Da Década!

Dom Malícia

Posted in Literatura by Tiago Lopes on junho 6, 2019

Compreensão de malícia demanda experiência de vida, por isso Dom Casmurro é tão mais potente quando sorvido pós-30. É a malícia de José Dias sobre a relação até então infantil de Bento com Capitolina (Maria Capitolina!!!! q alcunha) que planta a ideia de paixão entre os dois na cabeça de Bento. É a malícia que dá corda pra essa história. A palavra “malícia” também ancora vários aforismos/citações potentes do livro:

“Lembravam-me episódios vagos e remotos, palavras, encontros e incidentes, tudo em que a minha cegueira não pôs malícia, e a que faltou o meu velho ciúme.”

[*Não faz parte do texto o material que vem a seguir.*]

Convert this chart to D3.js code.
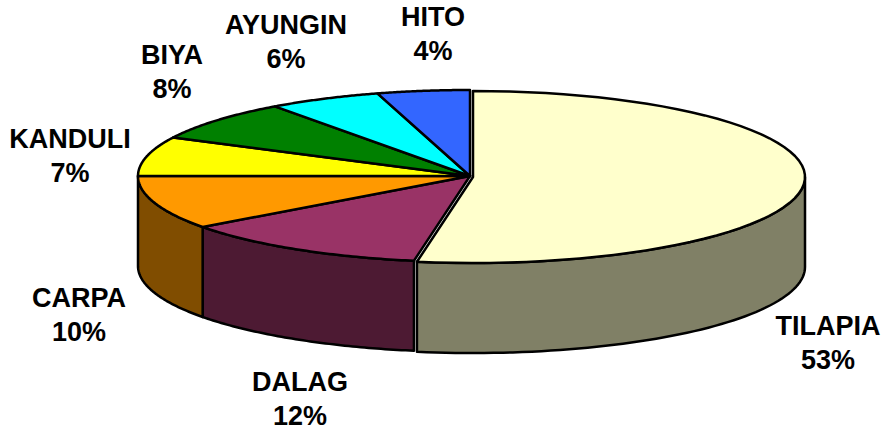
<!DOCTYPE html>
<html>
<head>
<meta charset="utf-8">
<script src="https://cdn.jsdelivr.net/npm/d3@7"></script>
<style>
  html, body { margin: 0; padding: 0; background: #fff; }
  text { font-family: "Liberation Sans", Arial, sans-serif; font-weight: bold; font-size: 27px; fill: #000; }
</style>
</head>
<body>
<script>
// Chart data
const categories = ['TILAPIA', 'DALAG', 'CARPA', 'KANDULI', 'BIYA', 'AYUNGIN', 'HITO'];
const shares = [52.7, 12.2, 10.1, 7.4, 7.6, 5.5, 4.5];
const percentLabels = ['53%', '12%', '10%', '7%', '8%', '6%', '4%'];
const topColors = ['#FFFFCC', '#993366', '#FF9900', '#FFFF00', '#008000', '#00FFFF', '#3366FF'];
const sideColors = ['#808066', '#4D1A33', '#804D00'];

const width = 885, height = 431;
const cx = 470, cy = 176, rx = 332, ry = 86, depth = 90;

// Label centres, one per category
const labelX = [828, 300, 79, 70, 172, 286, 433];
const labelY = [335, 391, 307, 148, 64, 34, 26];
const lineGap = 34;

const svg = d3.select('body').append('svg')
  .attr('width', width)
  .attr('height', height);

const pie = d3.pie().sort(null).value(d => d);
const arcs = pie(shares);

// Flatten the pie: x and y of an angle measured clockwise from the top
const px = a => Math.sin(a) * rx;
const py = a => -Math.cos(a) * ry;

function rimPoints(a0, a1) {
  return d3.range(0, 61).map(i => a0 + (a1 - a0) * i / 60).map(a => [px(a), py(a)]);
}

function drawSlice(parent, d, i) {
  // Side wall, only the lower half of the rim is visible
  const a0 = Math.max(d.startAngle, Math.PI / 2);
  const a1 = Math.min(d.endAngle, Math.PI * 1.5);
  if (a1 > a0 && sideColors[i]) {
    const rim = rimPoints(a0, a1);
    const lower = rim.slice().reverse().map(p => [p[0], p[1] + depth]);
    parent.append('path')
      .attr('d', d3.line()(rim.concat(lower)) + 'Z')
      .attr('fill', sideColors[i])
      .attr('stroke', '#000')
      .attr('stroke-width', 2.5)
      .attr('stroke-linejoin', 'round');
  }
  // Top face
  parent.append('path')
    .attr('d', d3.line()([[0, 0]].concat(rimPoints(d.startAngle, d.endAngle))) + 'Z')
    .attr('fill', topColors[i])
    .attr('stroke', '#000')
    .attr('stroke-width', 2.5)
    .attr('stroke-linejoin', 'round');
}

const chart = svg.append('g').attr('transform', `translate(${cx},${cy})`);

// TILAPIA is pulled out a little from the rest
arcs.forEach((d, i) => {
  const g = chart.append('g');
  if (i === 0) g.attr('transform', 'translate(3,1)');
  drawSlice(g, d, i);
});

// Labels
categories.forEach((name, i) => {
  const t = svg.append('text').attr('text-anchor', 'middle');
  t.append('tspan').attr('x', labelX[i]).attr('y', labelY[i]).text(name);
  t.append('tspan').attr('x', labelX[i]).attr('y', labelY[i] + lineGap).text(percentLabels[i]);
});
</script>
</body>
</html>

“Jesus, filho de Sirach, se soubesse dos meus primeiros ciúmes, dir-me-ia, como no seu cap. IX, vers. 1: «Não tenhas ciúmes de tua mulher para que ela não se meta a enganar-te com a malícia que aprender de ti.»”

A palavra “malícia” tá sempre próxima de “ciúme” nessas páginas, né? Né.

Daí que a outra coisa tão comum em Dom Casmurro quanto a ideia de sacanagem é a morte. Como o nosso narrador sobreviveu a quase todo o elenco (menos à Sancha, sempre “menos a Sancha” com esse livro, ela é o Quincas Borba de Dom Casmurro, uma personagem tão vital quanto transparente), ele nos conta como recebeu a notícia da morte de cada um deles. Lá pelo quinto final do livro, Bento já havia sido informado do óbito de seis pessoas. Outra contagem tão alta de defunto? Num Shakespeare, sempre tão citado por todo o Dom Casmurro. Só que a tragédia escrita por Machado de Assis aqui advém só do acaso e da passagem do tempo, sem gestos hiperdramáticos e ultraviolentos.

Acima dos motivos banais que provocaram mortes de pessoas tão próximas da origem da narrativa, há também o próprio descaso do narrador para com a grande maioria dos mortos. Relembrar a reação de Bento para cada morte é o melhor labirinto para chegar no centro da alma desse otário.

Se essas reações forem colocadas ao longo da escala que mede a empatia do Bento para com a morte de seus pares, com os extremos “não sentiu o baque” e “sentiu até demais”, a morte de Capitu tá na ponta do “não sentiu” e a do Escobar, bem, os dados não mentem:

Além da morte do Escobar ter ocupado a narrativa de Bento por 11 páginas (a de sua mãe ocupou duas; a de Capitu, duas linhas) também impulsionou a passagem mais surreal de Dom Casmurro, quando Bento abandona o carro saindo do enterro de Escobar para andar sozinho e organizar as ideias, vê um barbeiro tocando uma rabeca, para, o barbeiro se empolga com a atenção do Bento e ignora clientes para continuar tocando. A única morte próxima de Bento que ele tentou processar por completo – da presença no enterro, passando pela declamação de um discurso, até o pós-evento, num momento aparentemente banal e carregado de simbolismo – foi a do Escobar.

Quando se cruza essa passagem do livro, as insinuações entre os dois se concretizam por meio do processamento da perda. A outra parte genuinamente romântica da narrativa acontece na noite de núpcias de Bento e Capitu, um dos poucos trechos de ficção que conheço que consegue equilibrar tão bem um tesão óbvio dos personagens com a necessidade de manter a escrita gostosa & erudita. A memória carnal que Bento tinha de Capitu era a mais duradoura de sua relação com ela (os momentos mais romanceados entre os dois são todos carnais: o primeiro beijo, a primeira noite). Já a lembrança que Bento tem de Escobar possui fontes diversas, complexas, sempre sugeridas: o companheirismo constante, uma apalpada de músculos, apertos de mãos de cinco minutos, o fato da foto de Escobar (explorada numa descrição minuciosa) estar ao lado da foto de sua mãe, a quem Bento chama de santa, numa ligação indireta que Bento faz entre Escobar e o divino. Uhn.